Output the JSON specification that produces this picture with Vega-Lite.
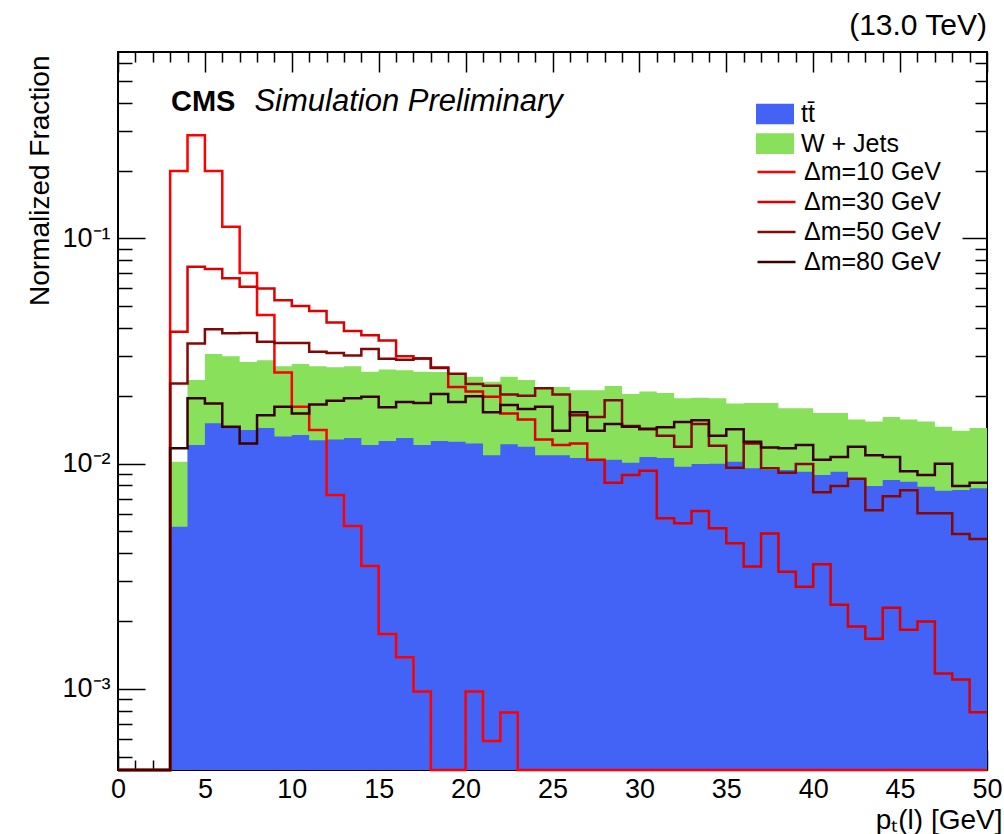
__________________________________________________
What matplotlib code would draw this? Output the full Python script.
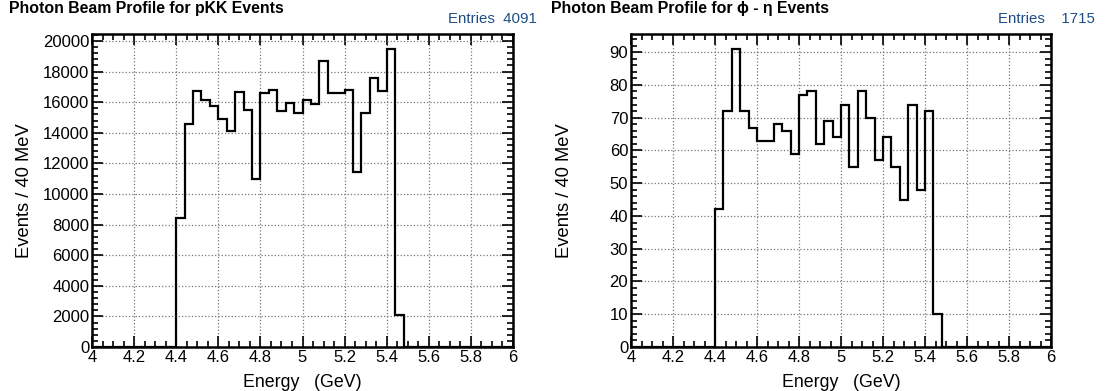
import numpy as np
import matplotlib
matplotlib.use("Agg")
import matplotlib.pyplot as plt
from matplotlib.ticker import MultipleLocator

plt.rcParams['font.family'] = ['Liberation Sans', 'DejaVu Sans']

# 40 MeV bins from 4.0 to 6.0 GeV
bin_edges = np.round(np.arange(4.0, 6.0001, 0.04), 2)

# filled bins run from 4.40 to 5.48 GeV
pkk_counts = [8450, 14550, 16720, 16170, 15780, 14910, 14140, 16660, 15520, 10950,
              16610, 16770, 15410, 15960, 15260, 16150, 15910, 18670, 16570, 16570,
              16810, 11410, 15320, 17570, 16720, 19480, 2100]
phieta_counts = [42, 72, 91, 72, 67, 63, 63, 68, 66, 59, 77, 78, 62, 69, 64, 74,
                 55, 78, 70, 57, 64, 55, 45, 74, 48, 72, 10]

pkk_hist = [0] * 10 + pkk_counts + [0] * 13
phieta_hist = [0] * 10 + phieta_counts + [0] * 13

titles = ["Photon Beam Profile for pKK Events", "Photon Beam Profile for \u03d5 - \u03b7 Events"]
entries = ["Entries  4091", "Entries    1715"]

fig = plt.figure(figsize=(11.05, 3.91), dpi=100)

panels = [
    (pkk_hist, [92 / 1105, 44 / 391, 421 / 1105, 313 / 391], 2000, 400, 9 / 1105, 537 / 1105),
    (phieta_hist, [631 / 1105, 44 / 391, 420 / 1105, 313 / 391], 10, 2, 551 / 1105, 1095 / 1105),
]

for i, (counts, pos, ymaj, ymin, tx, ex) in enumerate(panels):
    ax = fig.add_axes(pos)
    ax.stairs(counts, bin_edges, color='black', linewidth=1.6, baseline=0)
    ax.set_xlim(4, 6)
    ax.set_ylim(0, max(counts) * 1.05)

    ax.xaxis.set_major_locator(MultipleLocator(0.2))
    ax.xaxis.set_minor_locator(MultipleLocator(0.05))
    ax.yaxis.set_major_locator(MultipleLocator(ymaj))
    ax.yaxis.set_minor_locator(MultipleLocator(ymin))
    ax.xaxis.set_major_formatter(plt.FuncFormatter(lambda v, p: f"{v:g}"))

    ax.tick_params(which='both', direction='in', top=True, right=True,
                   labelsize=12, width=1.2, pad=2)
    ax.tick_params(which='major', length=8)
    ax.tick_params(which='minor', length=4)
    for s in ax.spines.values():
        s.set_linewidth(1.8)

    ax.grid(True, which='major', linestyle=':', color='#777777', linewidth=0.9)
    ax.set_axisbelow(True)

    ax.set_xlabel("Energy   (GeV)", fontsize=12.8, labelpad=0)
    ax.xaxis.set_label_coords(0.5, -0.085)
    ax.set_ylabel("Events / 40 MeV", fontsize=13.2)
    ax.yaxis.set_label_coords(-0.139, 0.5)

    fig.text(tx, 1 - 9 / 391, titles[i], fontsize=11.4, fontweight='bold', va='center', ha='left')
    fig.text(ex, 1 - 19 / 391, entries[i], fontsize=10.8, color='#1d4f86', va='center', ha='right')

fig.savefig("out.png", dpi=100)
__________________________________________________
TASK DETAILS -
Give again, exactly as written above, every line from the one holding "What matplotlib code" to the one holding "phieta_hist = [0]", with both ends kept and the pictures left out.

EXERCISE ANSWER -
What matplotlib code would draw this? Output the full Python script.
import numpy as np
import matplotlib
matplotlib.use("Agg")
import matplotlib.pyplot as plt
from matplotlib.ticker import MultipleLocator

plt.rcParams['font.family'] = ['Liberation Sans', 'DejaVu Sans']

# 40 MeV bins from 4.0 to 6.0 GeV
bin_edges = np.round(np.arange(4.0, 6.0001, 0.04), 2)

# filled bins run from 4.40 to 5.48 GeV
pkk_counts = [8450, 14550, 16720, 16170, 15780, 14910, 14140, 16660, 15520, 10950,
              16610, 16770, 15410, 15960, 15260, 16150, 15910, 18670, 16570, 16570,
              16810, 11410, 15320, 17570, 16720, 19480, 2100]
phieta_counts = [42, 72, 91, 72, 67, 63, 63, 68, 66, 59, 77, 78, 62, 69, 64, 74,
                 55, 78, 70, 57, 64, 55, 45, 74, 48, 72, 10]

pkk_hist = [0] * 10 + pkk_counts + [0] * 13
phieta_hist = [0] * 10 + phieta_counts + [0] * 13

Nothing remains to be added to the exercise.